**WORK TO DO**
Print the material below exactly as it stands, please, from its first line to the line holding "(dash4) at (724,46)", with no pictures.

**DATA PROVIDED**
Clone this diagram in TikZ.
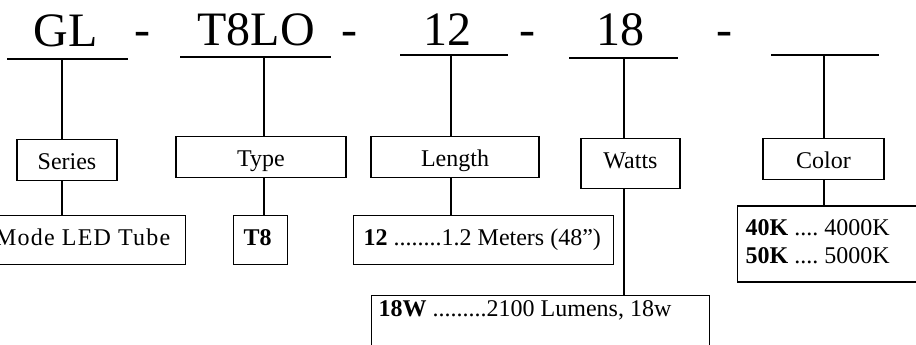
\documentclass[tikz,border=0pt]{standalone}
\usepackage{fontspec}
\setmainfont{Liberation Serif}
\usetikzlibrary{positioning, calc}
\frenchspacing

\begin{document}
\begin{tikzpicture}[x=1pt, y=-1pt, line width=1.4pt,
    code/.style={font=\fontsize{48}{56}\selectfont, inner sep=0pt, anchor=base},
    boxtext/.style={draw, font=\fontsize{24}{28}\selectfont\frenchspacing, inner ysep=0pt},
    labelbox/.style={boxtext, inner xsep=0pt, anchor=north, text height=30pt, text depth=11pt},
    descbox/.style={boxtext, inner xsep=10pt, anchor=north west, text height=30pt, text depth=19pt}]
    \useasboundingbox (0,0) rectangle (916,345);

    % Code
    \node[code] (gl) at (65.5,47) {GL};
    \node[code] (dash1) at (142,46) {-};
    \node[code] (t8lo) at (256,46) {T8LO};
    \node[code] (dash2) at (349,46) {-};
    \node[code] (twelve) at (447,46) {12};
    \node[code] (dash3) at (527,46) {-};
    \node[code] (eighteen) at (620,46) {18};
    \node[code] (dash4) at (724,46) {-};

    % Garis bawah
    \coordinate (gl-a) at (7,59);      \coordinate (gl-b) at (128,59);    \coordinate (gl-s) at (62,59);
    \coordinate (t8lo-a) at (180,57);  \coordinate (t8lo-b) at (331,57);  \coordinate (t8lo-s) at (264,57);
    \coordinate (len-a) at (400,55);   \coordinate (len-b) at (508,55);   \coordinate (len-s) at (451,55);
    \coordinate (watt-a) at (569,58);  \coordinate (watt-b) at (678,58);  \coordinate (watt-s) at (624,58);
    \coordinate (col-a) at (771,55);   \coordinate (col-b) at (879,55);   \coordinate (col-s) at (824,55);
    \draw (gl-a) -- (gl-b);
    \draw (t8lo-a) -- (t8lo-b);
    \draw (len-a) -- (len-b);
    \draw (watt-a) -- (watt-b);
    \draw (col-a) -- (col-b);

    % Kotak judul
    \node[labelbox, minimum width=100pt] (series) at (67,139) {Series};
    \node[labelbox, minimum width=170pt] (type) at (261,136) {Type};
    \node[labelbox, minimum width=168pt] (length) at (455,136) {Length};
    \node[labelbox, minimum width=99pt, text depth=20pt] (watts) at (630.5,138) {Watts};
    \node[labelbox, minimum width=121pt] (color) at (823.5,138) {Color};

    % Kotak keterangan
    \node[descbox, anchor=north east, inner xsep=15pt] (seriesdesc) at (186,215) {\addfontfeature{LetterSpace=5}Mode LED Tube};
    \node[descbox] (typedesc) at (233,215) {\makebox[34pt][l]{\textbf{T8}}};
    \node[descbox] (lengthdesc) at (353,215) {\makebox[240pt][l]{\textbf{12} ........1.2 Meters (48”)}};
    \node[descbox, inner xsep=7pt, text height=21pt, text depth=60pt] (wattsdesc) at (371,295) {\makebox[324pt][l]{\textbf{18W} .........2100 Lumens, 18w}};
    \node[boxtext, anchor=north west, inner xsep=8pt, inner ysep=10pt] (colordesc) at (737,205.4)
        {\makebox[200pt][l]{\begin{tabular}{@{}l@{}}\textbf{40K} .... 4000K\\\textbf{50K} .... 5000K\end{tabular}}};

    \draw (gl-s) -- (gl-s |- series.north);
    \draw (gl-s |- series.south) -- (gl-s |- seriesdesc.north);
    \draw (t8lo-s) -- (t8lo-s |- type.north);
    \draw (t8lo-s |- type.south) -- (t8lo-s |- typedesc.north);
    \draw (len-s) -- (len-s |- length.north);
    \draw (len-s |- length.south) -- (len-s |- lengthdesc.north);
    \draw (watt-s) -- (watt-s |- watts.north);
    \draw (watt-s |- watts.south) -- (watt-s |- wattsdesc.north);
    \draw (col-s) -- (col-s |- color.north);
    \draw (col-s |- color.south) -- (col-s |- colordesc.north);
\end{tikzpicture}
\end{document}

**TASK RESULT**
Clone this diagram in TikZ.
\documentclass[tikz,border=0pt]{standalone}
\usepackage{fontspec}
\setmainfont{Liberation Serif}
\usetikzlibrary{positioning, calc}
\frenchspacing

\begin{document}
\begin{tikzpicture}[x=1pt, y=-1pt, line width=1.4pt,
    code/.style={font=\fontsize{48}{56}\selectfont, inner sep=0pt, anchor=base},
    boxtext/.style={draw, font=\fontsize{24}{28}\selectfont\frenchspacing, inner ysep=0pt},
    labelbox/.style={boxtext, inner xsep=0pt, anchor=north, text height=30pt, text depth=11pt},
    descbox/.style={boxtext, inner xsep=10pt, anchor=north west, text height=30pt, text depth=19pt}]
    \useasboundingbox (0,0) rectangle (916,345);

    % Code
    \node[code] (gl) at (65.5,47) {GL};
    \node[code] (dash1) at (142,46) {-};
    \node[code] (t8lo) at (256,46) {T8LO};
    \node[code] (dash2) at (349,46) {-};
    \node[code] (twelve) at (447,46) {12};
    \node[code] (dash3) at (527,46) {-};
    \node[code] (eighteen) at (620,46) {18};
    \node[code] (dash4) at (724,46) {-};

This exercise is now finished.